I thought I would try this here - My Life in Seven Stories:
Dessert in Elmwood, Illinois
Thunderstorm
All-Star Game
The Missed Shot
Going to College
The Apartment
The Move
I purposefully avoided titles related to my kids; I could have created a list of seventeen topics to write about related to them. Instead, each title/topic is about my life.
Below is my short narrative for the title "The Move":
I sat on the front porch of a rustic cabin. No television. It was a summer evening and I was enjoying a cold shandy. Right now, my family and I were in between residences. We had our home for sale up north while we waited for the closing date on our new home in our new town, Mineral Point. Because there was much to do to get myself ready for the new school year, I would come down during the week, rent whatever was available, while my family stayed up north. Not a lot to do in the evenings, I sometimes found myself on a cabin porch, staring across the street at the new school I would soon be leading.
It was at this point that I think our move become 100% real for me. For sixteen years, my wife and I had served as educators in another town. We had friends, were logistically close to family, and had made many connections with other educators. Why did we move? The reasons were many, yet at that point they didn't matter because here I was, sitting on the front porch of a log cabin, staring at a school (and community) we knew little about.
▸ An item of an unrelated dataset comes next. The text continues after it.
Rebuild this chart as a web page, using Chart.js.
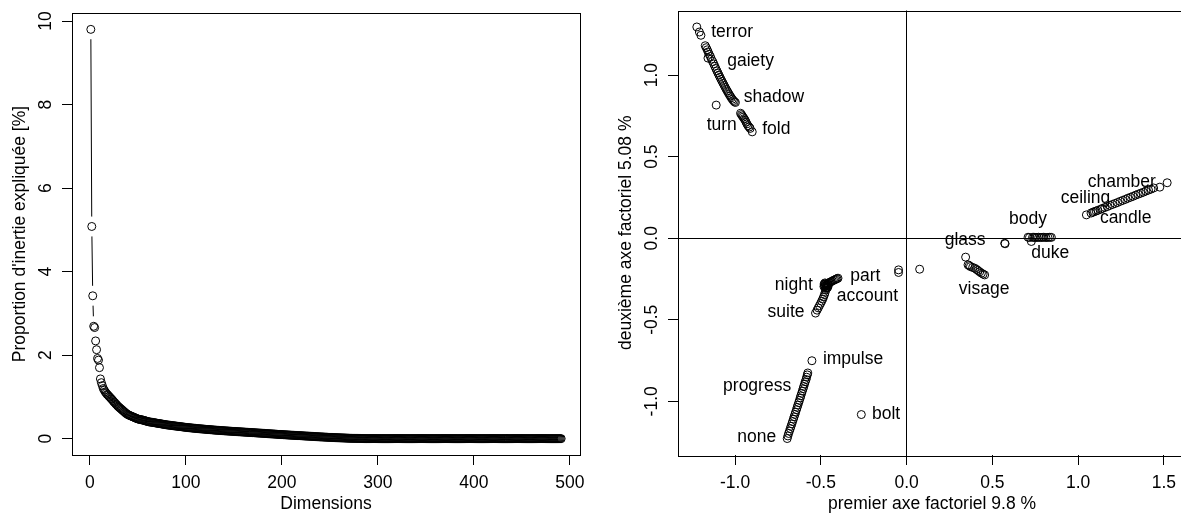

This was exciting and nerve-racking at the same time. "How can I take advantage of this fresh start?" and "Will our house sell before we move in?" were questions that constantly swirled in my head during this tumultuous and sometimes lonely time.
Being a literacy leader means that we sometimes need to be vulnerable with our faculty. If we expect teachers to take risks and grow with their colleagues and their students, then we have to model this. My willingness to share a personal part of who I am through writing (and I know I could improve upon this initial offering) will more likely lead to teachers doing the same with their students. If we can cause that change by opening ourselves up emotionally, even a little bit, that may lead to teachers and students discovering the larger purpose to reading and writing.
I don't plan on sharing my other personal stories in this space. One is enough. Maybe we will use this professional development activity in the future at our school. It's hard to be vulnerable without trust, yet without taking a personal risk, trust may never be gained.